■ **What you are asked to do**: Start at the line holding "Emit a component", stop at the line holding "import * as", and repeat those lines exactly, both ends included; skip the pictures.

─── Supplied records

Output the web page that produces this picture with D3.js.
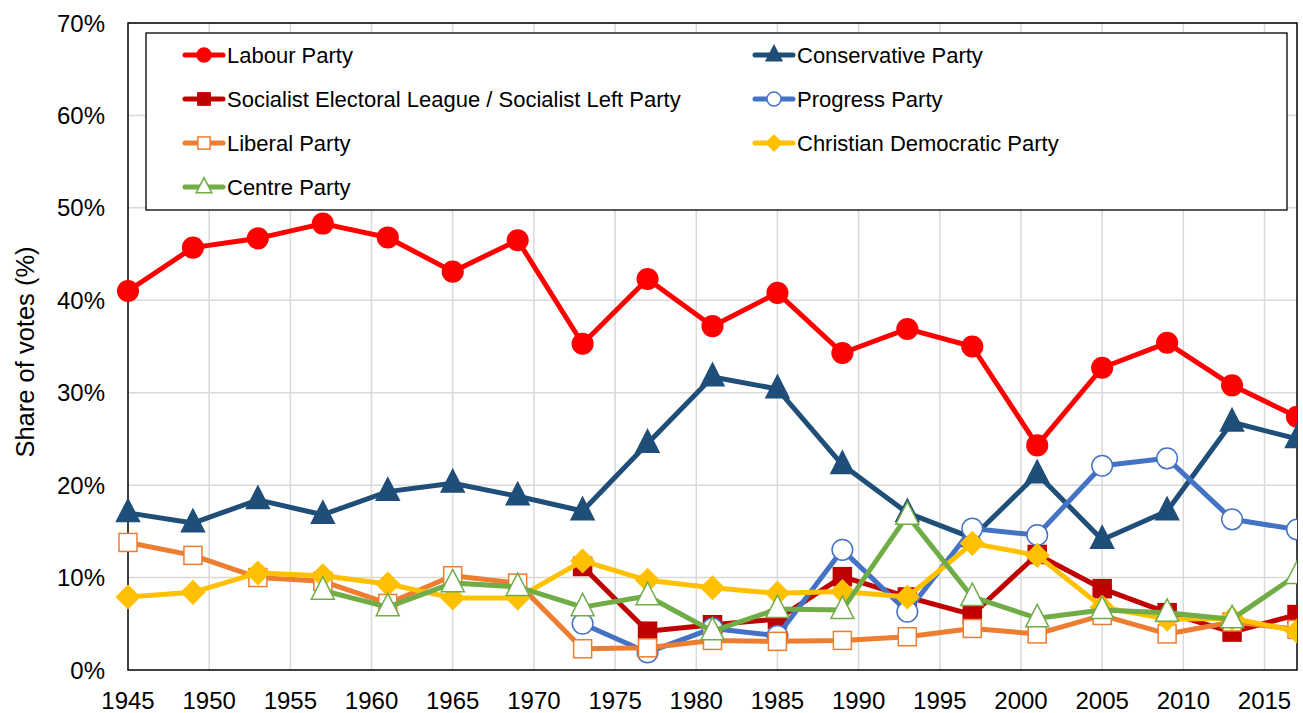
<!DOCTYPE html>
<html>
<head>
<meta charset="utf-8">
<script src="https://cdn.jsdelivr.net/npm/d3@7"></script>
<style>
  body { margin: 0; background: #fff; }
  svg { font-family: "Liberation Sans", Arial, sans-serif; }
</style>
</head>
<body>
<svg id="chart" width="1303" height="713"></svg>
<script>
// election years and vote shares (%)
var years = [1945, 1949, 1953, 1957, 1961, 1965, 1969, 1973, 1977, 1981, 1985, 1989, 1993, 1997, 2001, 2005, 2009, 2013, 2017];
var labour = [41.0, 45.7, 46.7, 48.3, 46.8, 43.1, 46.5, 35.3, 42.3, 37.2, 40.8, 34.3, 36.9, 35.0, 24.3, 32.7, 35.4, 30.8, 27.4];
var conservative = [17.0, 15.9, 18.4, 16.8, 19.3, 20.2, 18.8, 17.2, 24.5, 31.7, 30.4, 22.2, 17.0, 14.3, 21.2, 14.1, 17.2, 26.8, 25.0];
var socialistLeft = [null, null, null, null, null, null, null, 11.2, 4.2, 4.9, 5.5, 10.1, 7.9, 6.0, 12.5, 8.8, 6.2, 4.1, 6.0];
var progress = [null, null, null, null, null, null, null, 5.0, 1.9, 4.5, 3.7, 13.0, 6.3, 15.3, 14.6, 22.1, 22.9, 16.3, 15.2];
var liberal = [13.8, 12.4, 10.0, 9.6, 7.2, 10.2, 9.4, 2.3, 2.4, 3.2, 3.1, 3.2, 3.6, 4.5, 3.9, 5.9, 3.9, 5.2, 4.4];
var christianDem = [7.9, 8.4, 10.5, 10.2, 9.3, 7.8, 7.8, 11.8, 9.7, 8.9, 8.3, 8.5, 7.9, 13.7, 12.4, 6.8, 5.5, 5.6, 4.2];
var centre = [null, null, null, 8.6, 6.8, 9.4, 9.0, 6.8, 8.0, 4.2, 6.6, 6.5, 16.7, 7.9, 5.6, 6.5, 6.2, 5.5, 10.3];
var xTicks = [1945, 1950, 1955, 1960, 1965, 1970, 1975, 1980, 1985, 1990, 1995, 2000, 2005, 2010, 2015];
var yTicks = [0, 10, 20, 30, 40, 50, 60, 70];

var series = [
  {name: "Labour Party", values: labour, color: "#FF0000", marker: "circle", fill: "#FF0000"},
  {name: "Conservative Party", values: conservative, color: "#1F4E79", marker: "triangle", fill: "#1F4E79"},
  {name: "Socialist Electoral League / Socialist Left Party", values: socialistLeft, color: "#C00000", marker: "square", fill: "#C00000"},
  {name: "Progress Party", values: progress, color: "#4472C4", marker: "circle", fill: "#fff"},
  {name: "Liberal Party", values: liberal, color: "#ED7D31", marker: "square", fill: "#fff"},
  {name: "Christian Democratic Party", values: christianDem, color: "#FFC000", marker: "diamond", fill: "#FFC000"},
  {name: "Centre Party", values: centre, color: "#70AD47", marker: "triangle", fill: "#fff"}
];

var svg = d3.select("#chart");
var m = {left: 128, right: 1297, top: 23, bottom: 670};

var x = d3.scaleLinear().domain([1945, 2017]).range([m.left, m.right]);
var y = d3.scaleLinear().domain([0, 70]).range([m.bottom, m.top]);

// grid
svg.append("g").selectAll("line").data(xTicks.slice(1)).join("line")
  .attr("x1", d => x(d)).attr("x2", d => x(d))
  .attr("y1", m.top).attr("y2", m.bottom)
  .attr("stroke", "#d9d9d9").attr("stroke-width", 1.5);
svg.append("g").selectAll("line").data(yTicks.slice(1)).join("line")
  .attr("x1", m.left).attr("x2", m.right)
  .attr("y1", d => y(d)).attr("y2", d => y(d))
  .attr("stroke", "#d9d9d9").attr("stroke-width", 1.5);

// plot border
svg.append("rect")
  .attr("x", m.left).attr("y", m.top)
  .attr("width", m.right - m.left).attr("height", m.bottom - m.top)
  .attr("fill", "none").attr("stroke", "#000").attr("stroke-width", 1.5);

// tick labels
svg.append("g").selectAll("text").data(yTicks).join("text")
  .attr("x", 105).attr("y", d => y(d) + 8.5)
  .attr("text-anchor", "end").attr("font-size", 24).attr("fill", "#000")
  .text(d => d + "%");
svg.append("g").selectAll("text").data(xTicks).join("text")
  .attr("x", d => x(d)).attr("y", 709)
  .attr("text-anchor", "middle").attr("font-size", 24).attr("fill", "#000")
  .text(d => d);

svg.append("text")
  .attr("transform", "translate(34,352) rotate(-90)")
  .attr("text-anchor", "middle").attr("font-size", 25.5).attr("fill", "#000")
  .text("Share of votes (%)");

// legend box
svg.append("rect")
  .attr("x", 146).attr("y", 33).attr("width", 1141).attr("height", 177)
  .attr("fill", "#fff").attr("stroke", "#000").attr("stroke-width", 1.3);

svg.append("defs").append("clipPath").attr("id", "clip")
  .append("rect").attr("x", 0).attr("y", 0).attr("width", m.right).attr("height", 713);

function drawMarker(g, s, cx, cy, big) {
  var k = big ? 1 : 0.68;
  var el;
  if (s.marker === "circle") {
    el = g.append("circle").attr("cx", cx).attr("cy", cy).attr("r", 10.3 * k);
  } else if (s.marker === "square") {
    var h = 9 * k;
    el = g.append("rect").attr("x", cx - h).attr("y", cy - h).attr("width", 2 * h).attr("height", 2 * h);
  } else if (s.marker === "triangle") {
    var t = 11.5 * k;
    el = g.append("path").attr("d", "M" + cx + "," + (cy - t * 1.2) + "L" + (cx + t) + "," + (cy + t * 0.75) + "L" + (cx - t) + "," + (cy + t * 0.75) + "Z");
  } else {
    var dm = 11.5 * k;
    el = g.append("path").attr("d", "M" + cx + "," + (cy - dm) + "L" + (cx + dm) + "," + cy + "L" + cx + "," + (cy + dm) + "L" + (cx - dm) + "," + cy + "Z");
  }
  el.attr("fill", s.fill).attr("stroke", s.color).attr("stroke-width", 1.5);
}

var plot = svg.append("g").attr("clip-path", "url(#clip)");
var line = d3.line().defined(d => d[1] != null).x(d => x(d[0])).y(d => y(d[1]));

series.forEach(function(s) {
  var pts = years.map((yr, i) => [yr, s.values[i]]);
  var g = plot.append("g");
  g.append("path").datum(pts).attr("d", line)
    .attr("fill", "none").attr("stroke", s.color).attr("stroke-width", 5)
    .attr("stroke-linejoin", "round");
  pts.filter(p => p[1] != null).forEach(p => drawMarker(g, s, x(p[0]), y(p[1]), true));
});

// legend entries
series.forEach(function(s, i) {
  var col = i % 2, row = Math.floor(i / 2);
  var lx = col === 0 ? 185 : 755;
  var ly = 55 + row * 44;
  var g = svg.append("g");
  g.append("line").attr("x1", lx).attr("x2", lx + 38).attr("y1", ly).attr("y2", ly)
    .attr("stroke", s.color).attr("stroke-width", 5).attr("stroke-linecap", "round");
  drawMarker(g, s, lx + 19, ly, false);
  g.append("text").attr("x", lx + 42).attr("y", ly + 8)
    .attr("font-size", 22).attr("fill", "#000").text(s.name);
});
</script>
</body>
</html>
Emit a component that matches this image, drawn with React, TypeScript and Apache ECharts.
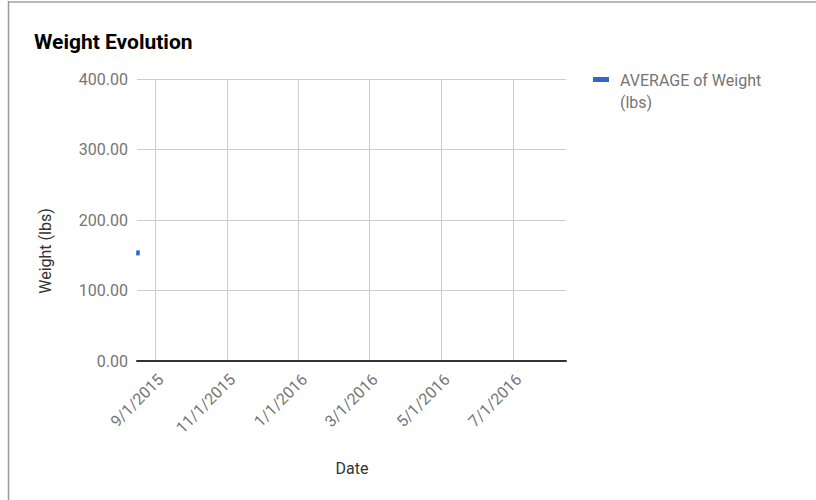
import React, { useEffect, useRef } from "react";
import * as echarts from "echarts";

const seriesName = "AVERAGE of Weight (lbs)";
const dates = ["2015-08-16", "2015-08-19"];
const weights = [153.5, 153.2];
const xTickDates = ["2015-09-01", "2015-11-01", "2016-01-01", "2016-03-01", "2016-05-01", "2016-07-01"];
const xRange = ["2015-08-16T16:00:00Z", "2016-08-15T00:00:00Z"];
const yTicks = [0, 100, 200, 300, 400];

const toTs = (s: string) => new Date(s.length === 10 ? s + "T00:00:00Z" : s).getTime();

export default function App() {
  const ref = useRef<HTMLDivElement>(null);
  useEffect(() => {
    if (!ref.current) return;
    const chart = echarts.init(ref.current, undefined, { renderer: "svg" });
    const tickTs = xTickDates.map(toTs);
    const fmt = (v: number) => {
      const d = new Date(v);
      return `${d.getUTCMonth() + 1}/${d.getUTCDate()}/${d.getUTCFullYear()}`;
    };
    chart.setOption({
      animation: false,
      backgroundColor: "#fff",
      textStyle: { fontFamily: "Roboto" },
      title: {
        text: "Weight Evolution",
        left: 29,
        top: 26,
        textStyle: { fontFamily: "Roboto", fontSize: 21, fontWeight: "bold", color: "#000" },
      },
      grid: { left: 137, top: 79, width: 429, height: 282, containLabel: false },
      xAxis: {
        type: "value",
        min: toTs(xRange[0]),
        max: toTs(xRange[1]),
        axisLine: { show: true, lineStyle: { color: "#333", width: 2 } },
        axisTick: { show: false, customValues: tickTs },
        splitLine: { show: true, lineStyle: { color: "#cccccc", width: 1 } },
        axisLabel: {
          customValues: tickTs,
          formatter: (v: number) => fmt(v),
          rotate: 45,
          margin: 10,
          verticalAlign: "top",
          fontFamily: "Roboto",
          fontSize: 16,
          color: "#757575",
          hideOverlap: false,
        },
      },
      yAxis: {
        type: "value",
        min: yTicks[0],
        max: yTicks[yTicks.length - 1],
        interval: 100,
        axisLine: { show: false },
        axisTick: { show: false },
        splitLine: { show: true, lineStyle: { color: "#cccccc", width: 1 } },
        axisLabel: {
          formatter: (v: number) => v.toFixed(2),
          margin: 9,
          fontFamily: "Roboto",
          fontSize: 16,
          color: "#757575",
        },
      },
      series: [
        {
          name: seriesName,
          type: "line",
          data: dates.map((d, i) => [toTs(d), weights[i]]),
          showSymbol: false,
          lineStyle: { color: "#3366cc", width: 5 },
          itemStyle: { color: "#3366cc" },
          clip: true,
        },
      ],
      graphic: [
        { type: "line", shape: { x1: 8, y1: 2, x2: 816, y2: 2 }, style: { stroke: "#b9b9b9", lineWidth: 2 } },
        { type: "line", shape: { x1: 8.5, y1: 1, x2: 8.5, y2: 500 }, style: { stroke: "#9a9a9a", lineWidth: 1.5 } },
        { type: "rect", shape: { x: 593, y: 77, width: 16, height: 5 }, style: { fill: "#3366cc" } },
        {
          type: "text",
          x: 620,
          y: 69,
          style: {
            text: "AVERAGE of Weight\n(lbs)",
            fontFamily: "Roboto",
            fontSize: 16,
            lineHeight: 22,
            fill: "#757575",
          },
        },
        {
          type: "text",
          x: 45,
          y: 251,
          rotation: Math.PI / 2,
          style: {
            text: "Weight (lbs)",
            fontFamily: "Roboto",
            fontSize: 16,
            fill: "#333",
            align: "center",
            verticalAlign: "middle",
          },
        },
        {
          type: "text",
          x: 352,
          y: 468,
          style: {
            text: "Date",
            fontFamily: "Roboto",
            fontSize: 16,
            fill: "#333",
            align: "center",
            verticalAlign: "middle",
          },
        },
      ],
    });
    return () => chart.dispose();
  }, []);
  return (
    <div
      ref={ref}
      style={{ position: "absolute", left: 0, top: 0, width: 816, height: 500 }}
    />
  );
}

──────

■ **Solved problem**:
Emit a component that matches this image, drawn with React, TypeScript and Apache ECharts.
import React, { useEffect, useRef } from "react";
import * as echarts from "echarts";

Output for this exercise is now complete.